Context and Conceptual Scope
The term “TradFi” originates from the cryptocurrency ecosystem to distinguish traditional financial systems from decentralized finance (DeFi). From an institutional perspective, however, it represents a rebranding of the established financial framework, including banking, capital markets, payment systems, and regulatory bodies.
At its core, TradFi organizes economic activity through institutional trust, enabling efficient capital allocation across participants.
A Multi-layered Financial System
TradFi is a highly stratified system composed of multiple layers:
- Central banks, responsible for monetary policy (e.g., Federal Reserve)
- Commercial banks, providing deposits and loans (e.g., JPMorgan Chase)
- Investment banks, facilitating capital markets (e.g., Goldman Sachs)
- Stock exchanges, enabling price discovery (e.g., New York Stock Exchange)
- Payment networks, supporting settlement (e.g., Visa)
These entities collectively form an interconnected financial intermediary system.
Operational Mechanisms: Credit Intermediation and Settlement
The operation of TradFi can be understood through two key mechanisms: credit intermediation and settlement systems.

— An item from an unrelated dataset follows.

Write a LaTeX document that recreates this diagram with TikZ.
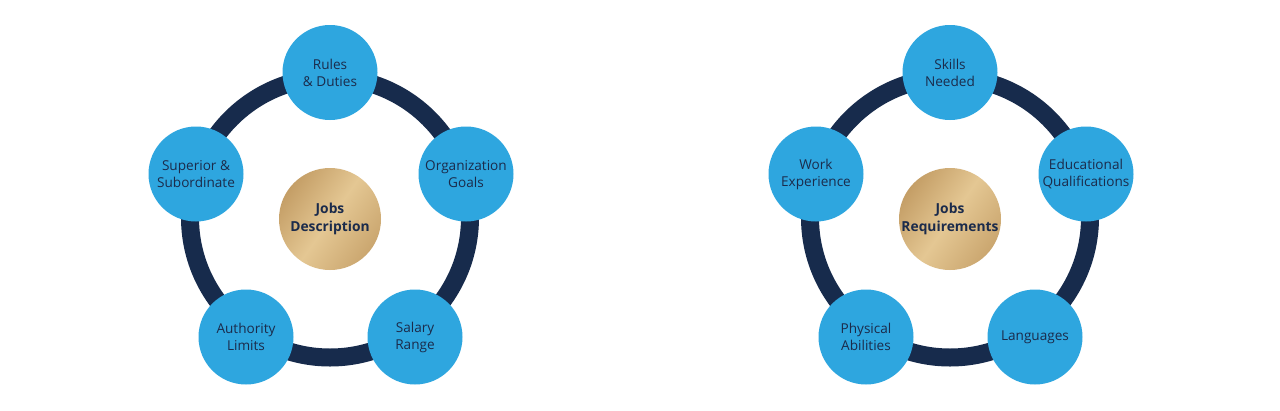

Banks act as intermediaries, transforming deposits into loans while managing risk. Transactions are finalized through clearing and settlement systems, often involving central counterparties (CCPs).
Settlement typically follows T+1 or T+2 cycles, enhancing stability but introducing counterparty risk and liquidity constraints.
Risk Control and Oversight
A defining feature of TradFi is its strong regulatory environment. Financial activities are governed by capital requirements, anti-money laundering (AML) rules, and know-your-customer (KYC) procedures.
Regulation aims to mitigate systemic risk and prevent financial crises. Historical events, such as the 2008 global financial crisis, have significantly shaped modern regulatory frameworks.
Institutional and Legal Foundations
Unlike DeFi, which relies on code and consensus, TradFi operates on institutional trust. Participants rely on banks, clearinghouses, and legal systems rather than directly trusting counterparties.
This model provides:
- Accountability through legal enforcement
- Intervention capability by regulators
- Stability based on established systems
Efficiency and Limitations
While TradFi offers stability and scale, it also has inherent limitations.
Centralization can reduce efficiency, especially in cross-border transactions requiring multiple intermediaries. Access barriers exclude unbanked populations, and opaque fee structures further limit transparency.